Reputation: 4021
I was trying out the random forest classifier algorithm and when using weights while fitting the trees, I get this error:
rf = RandomForestClassifier(n_estimators=10, n_jobs=1)
rf.fit(train, target, my_weights)
CONSOLE:
line 86, in _parallel_build_trees
curr_sample_weight = sample_weight.copy()
AttributeError: 'list' object has no attribute 'copy'
What am I doing wrong?
dataset = genfromtxt(open('data/training_edited.csv','r'), delimiter=',',dtype=float)[1:]
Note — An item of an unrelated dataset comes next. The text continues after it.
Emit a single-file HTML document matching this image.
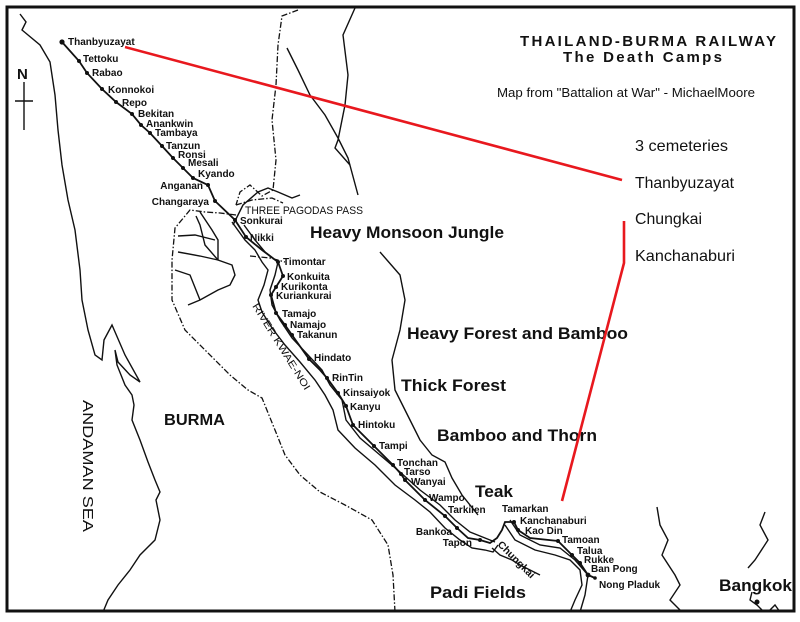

print("Reading training.csv")
target = [x[32] for x in dataset]
my_weights = [x[31] for x in dataset]
train = [x[1:31] for x in dataset]
Upvotes: 1
Views: 479
Reputation: 14377
You need to provide np.ndarray
s as input, at least for sample_weight
, but ideally for all input:
Change what you have to
import numpy as np
target = np.array([x[32] for x in dataset]) # dataset[:, 32]
my_weights = np.array([x[31] for x in dataset]) # dataset[:, 31]
train = np.array([x[1:31] for x in dataset]) # dataset[:, 1:31]
This can probably even be done more elegantly, since dataset
will itself (probably) already be an array (if file homogeneous), see commented code as suggestions.
Upvotes: 4
Reputation: 8702
instead of curr_sample_weight = sample_weight.copy()
curr_sample_weight = sample_weight[:]
to copy list try above line
use copy.copy():
import copy
curr_sample_weight = copy.copy(sample_weight)
Upvotes: -2